The board awarded Hearn with a plaque and gave her a standing ovation.
“I’m tired,” Hearn said with a laugh. “I’ll always be around, the board is a special group of people and I will miss you. Thank you very much.”
This time last month, Hoffert was visiting Washington, D.C., representing Warsaw Community Schools, which the White House considered a “top 100 school system.” Dr. Hoffert said every school was there for a very unique reason. He was able to speak with other superintendents and compare initiatives that are working for different schools across the country.
“We are the first public school to own a mobile STEM lab and to be able to put that out,” Hoffert said. “We are very excited where this is leading.”
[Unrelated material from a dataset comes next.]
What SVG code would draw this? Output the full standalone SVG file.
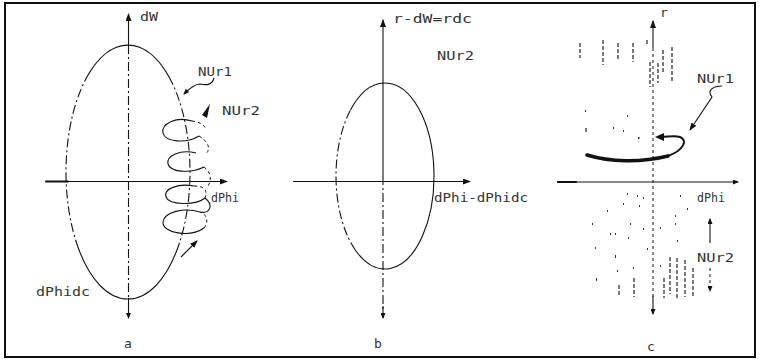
<svg xmlns="http://www.w3.org/2000/svg" width="760" height="364" viewBox="0 0 760 364">
<defs>
<marker id="ah" markerWidth="8" markerHeight="6" refX="7" refY="3" orient="auto" markerUnits="userSpaceOnUse"><path d="M0,0 L8,3 L0,6 Z" fill="#111"/></marker>
<marker id="ahs" markerWidth="6" markerHeight="5" refX="5" refY="2.5" orient="auto" markerUnits="userSpaceOnUse"><path d="M0,0 L6,2.5 L0,5 Z" fill="#111"/></marker>
<style>
.ln{fill:none;stroke:#111;stroke-width:1.1}
.dd{fill:none;stroke:#111;stroke-width:1.1;stroke-dasharray:9 3 2 3}
.ds{fill:none;stroke:#111;stroke-width:1;stroke-dasharray:3 3}
.tk{fill:none;stroke:#111;stroke-linecap:round}
.ht{stroke:#222;stroke-width:1.2;stroke-dasharray:4 2}
.dot{fill:#333}
text{font-family:"DejaVu Sans Mono","Liberation Mono",monospace;font-size:13px;fill:#333}
</style>
</defs>
<rect x="5" y="3" width="750" height="354" fill="#fff" stroke="#111" stroke-width="2"/>

<g id="panel-a">
<g id="axes-a">
<line class="ln" x1="128.5" y1="45" x2="128.5" y2="14" marker-end="url(#ah)"/>
<line class="dd" x1="128.5" y1="45" x2="128.5" y2="298"/>
<line class="ln" x1="128.5" y1="298" x2="128.5" y2="318" marker-end="url(#ahs)"/>
<line class="ln" x1="45" y1="181.5" x2="227" y2="181.5" marker-end="url(#ah)"/>
<line class="tk" x1="46" y1="181.5" x2="68" y2="181.5" stroke-width="2"/>
</g>
<g id="ellipse-a">
<path class="ln" d="M86.9,77 A62,127 0 0 1 169.1,77"/>
<path class="dd" d="M169.1,77 A62,127 0 0 1 177.7,248"/>
<path class="ln" d="M177.7,248 A62,127 0 0 1 78.3,248"/>
<path class="dd" d="M78.3,248 A62,127 0 0 1 86.9,77"/>
</g>
<g id="helix-a">
<path class="ln" d="M192,121 C176,116 161,124 163,133 C165,142 186,144 199,136"/>
<path class="ds" d="M199,136 C208,141 212,150 205,154"/>
<path class="ln" d="M196,153 C180,149 166,156 168,164 C170,172 190,174 204,167"/>
<path class="ds" d="M204,167 C211,172 212,180 208,186"/>
<path class="ln" d="M194,186 C178,183 163,189 166,197 C169,205 195,206 205,198"/>
<path class="ds" d="M194,186 C204,186 208,190 205,198"/>
<path class="ln" d="M205,198 C214,205 210,214 200,212 C184,207 164,212 163,222 C162,233 190,238 204,228"/>
<path class="ds" d="M204,228 C209,222 207,214 200,212"/>
<path class="ds" d="M192,121 C200,122 205,125 206,130"/>
<path d="M210,104 L207,118 L202,115 Z" fill="#111"/>
<line class="ln" x1="181" y1="257" x2="197" y2="241" marker-end="url(#ah)"/>
</g>
<g id="labels-a">
<text x="140" y="21" textLength="18" lengthAdjust="spacingAndGlyphs">dW</text>
<text x="198" y="76" textLength="34" lengthAdjust="spacingAndGlyphs">NUr1</text>
<path class="ln" d="M214,78 C212,86 205,85 200,84 C195,84 190,88 184,94" marker-end="url(#ahs)"/>
<text x="222" y="115" textLength="38" lengthAdjust="spacingAndGlyphs">NUr2</text>
<text x="211" y="202" textLength="28" lengthAdjust="spacingAndGlyphs">dPhi</text>
<text x="36" y="296" textLength="54" lengthAdjust="spacingAndGlyphs">dPhidc</text>
<text x="124" y="348">a</text>
</g>
</g>

<g id="panel-b">
<g id="axes-b">
<line class="ln" x1="383" y1="176" x2="383" y2="20" marker-end="url(#ah)"/>
<line class="dd" x1="383" y1="176" x2="383" y2="312"/>
<line class="ln" x1="383" y1="306" x2="383" y2="318" marker-end="url(#ahs)"/>
<line class="ln" x1="293" y1="181.5" x2="470" y2="181.5" marker-end="url(#ah)"/>
</g>
<g id="ellipse-b">
<path class="ln" d="M350.5,110 A49,93 0 1 1 355.3,250"/>
<path class="dd" d="M355.3,250 A49,93 0 0 1 350.5,110"/>
</g>
<g id="labels-b">
<text x="393" y="23" textLength="79" lengthAdjust="spacingAndGlyphs">r-dW=rdc</text>
<text x="437" y="60" textLength="37" lengthAdjust="spacingAndGlyphs">NUr2</text>
<text x="434" y="202" textLength="94" lengthAdjust="spacingAndGlyphs">dPhi-dPhidc</text>
<text x="374" y="348">b</text>
</g>
</g>

<g id="panel-c">
<g id="axes-c">
<line class="ln" x1="653" y1="48" x2="653" y2="21" marker-end="url(#ah)"/>
<line class="ds" x1="653" y1="48" x2="653" y2="300" stroke-dasharray="7 3"/>
<line class="ln" x1="653" y1="296" x2="653" y2="314" stroke-width="1.6" marker-end="url(#ahs)"/>
<line class="ln" x1="557" y1="182" x2="738" y2="182" marker-end="url(#ahs)"/>
<line class="tk" x1="558" y1="182" x2="576" y2="182" stroke-width="2.2"/>
</g>
<g id="hatch-c">
<line class="ht" x1="580" y1="43" x2="580" y2="58"/>
<line class="ht" x1="603" y1="40" x2="603" y2="65"/>
<line class="ht" x1="618" y1="43" x2="618" y2="60"/>
<line class="ht" x1="633" y1="43" x2="633" y2="62"/>
<line class="ht" x1="647" y1="40" x2="647" y2="45"/>
<line class="ht" x1="650" y1="62" x2="650" y2="87"/>
<line class="ht" x1="658" y1="63" x2="658" y2="83"/>
<line class="ht" x1="663" y1="50" x2="663" y2="72"/>
<line class="ht" x1="672" y1="47" x2="672" y2="82"/>
<line class="ht" x1="586" y1="128" x2="586" y2="134"/>
<line class="ht" x1="619" y1="285" x2="619" y2="297"/>
<line class="ht" x1="634" y1="278" x2="634" y2="297"/>
<line class="ht" x1="664" y1="278" x2="664" y2="298"/>
<line class="ht" x1="670" y1="257" x2="670" y2="294"/>
<line class="ht" x1="677" y1="258" x2="677" y2="298"/>
<line class="ht" x1="685" y1="260" x2="685" y2="297"/>
<line class="ht" x1="693" y1="268" x2="693" y2="298"/>
<rect class="dot" x="585" y="110" width="1" height="2"/>
<rect class="dot" x="627" y="115" width="1" height="2"/>
<rect class="dot" x="613" y="127" width="1" height="2"/>
<rect class="dot" x="638" y="137" width="1.5" height="2"/>
<rect class="dot" x="623" y="130" width="1" height="2"/>
<rect class="dot" x="698" y="80" width="1" height="2"/>
<rect class="dot" x="627" y="193" width="1" height="2"/>
<rect class="dot" x="637" y="195" width="1" height="2"/>
<rect class="dot" x="643" y="197" width="1" height="2"/>
<rect class="dot" x="623" y="203" width="1" height="2"/>
<rect class="dot" x="639" y="205" width="1" height="2"/>
<rect class="dot" x="607" y="210" width="1" height="2"/>
<rect class="dot" x="680" y="195" width="1" height="2"/>
<rect class="dot" x="687" y="208" width="1" height="2"/>
<rect class="dot" x="675" y="215" width="1" height="2"/>
<rect class="dot" x="592" y="223" width="1" height="2"/>
<rect class="dot" x="630" y="223" width="1" height="2"/>
<rect class="dot" x="675" y="223" width="1" height="2"/>
<rect class="dot" x="615" y="233" width="1" height="2"/>
<rect class="dot" x="610" y="233" width="1" height="2"/>
<rect class="dot" x="643" y="228" width="1" height="2"/>
<rect class="dot" x="660" y="227" width="1" height="2"/>
<rect class="dot" x="628" y="237" width="1" height="2"/>
<rect class="dot" x="677" y="240" width="1" height="2"/>
<rect class="dot" x="595" y="247" width="1" height="2"/>
<rect class="dot" x="615" y="255" width="1" height="3"/>
<rect class="dot" x="647" y="248" width="1" height="2"/>
<rect class="dot" x="633" y="267" width="1" height="2"/>
<rect class="dot" x="660" y="265" width="1" height="2"/>
<rect class="dot" x="596" y="278" width="1" height="3"/>
<rect class="dot" x="617" y="270" width="1" height="2"/>
</g>
<g id="curve-c">
<path class="tk" d="M587,155 C610,162 640,163 668,156" stroke-width="3.5"/>
<path class="tk" d="M668,156 C684,150 688,140 680,137 C674,135 668,137 662,137" stroke-width="2"/>
<path d="M655,137 L664,133 L664,141 Z" fill="#111"/>
</g>
<g id="labels-c">
<text x="660" y="17" font-size="11">r</text>
<text x="697" y="83" textLength="37" lengthAdjust="spacingAndGlyphs">NUr1</text>
<path class="ln" d="M722,86 C714,86 706,90 712,97 L690,130" marker-end="url(#ah)"/>
<text x="697" y="202" textLength="28" lengthAdjust="spacingAndGlyphs">dPhi</text>
<text x="697" y="262" textLength="37" lengthAdjust="spacingAndGlyphs">NUr2</text>
<line class="ln" x1="710" y1="243" x2="710" y2="219" marker-end="url(#ahs)"/>
<line class="ds" x1="710" y1="268" x2="710" y2="291" marker-end="url(#ahs)"/>
<text x="647" y="351">c</text>
</g>
</g>
</svg>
Another strategy that is proving successful for Warsaw Community Schools is recruiting and training the right teachers from Indiana and surrounding states, he said.
“We are seen as the poster child for what a school system should be doing,”  Hoffert said.
Hoffert said a consistent theme in Washington, D.C., was higher education and how to assess project-based learning.
“When I walked away from Washington, D.C., being out there gave me a chance to take a step back and say, ‘wow, we really are moving,” Hoffert said. 
Hoffert said he is excited to learn more from the other superintendents he met and he’s very proud with where this school system is.
“We’ve very excited how we’re preparing students and we’re excited where we’ve come from and more excited where we’re going as we continue to move forward,” Dr. Hoffert said.
The board also heard that there will be a board of school trustees organizational meeting Jan. 6.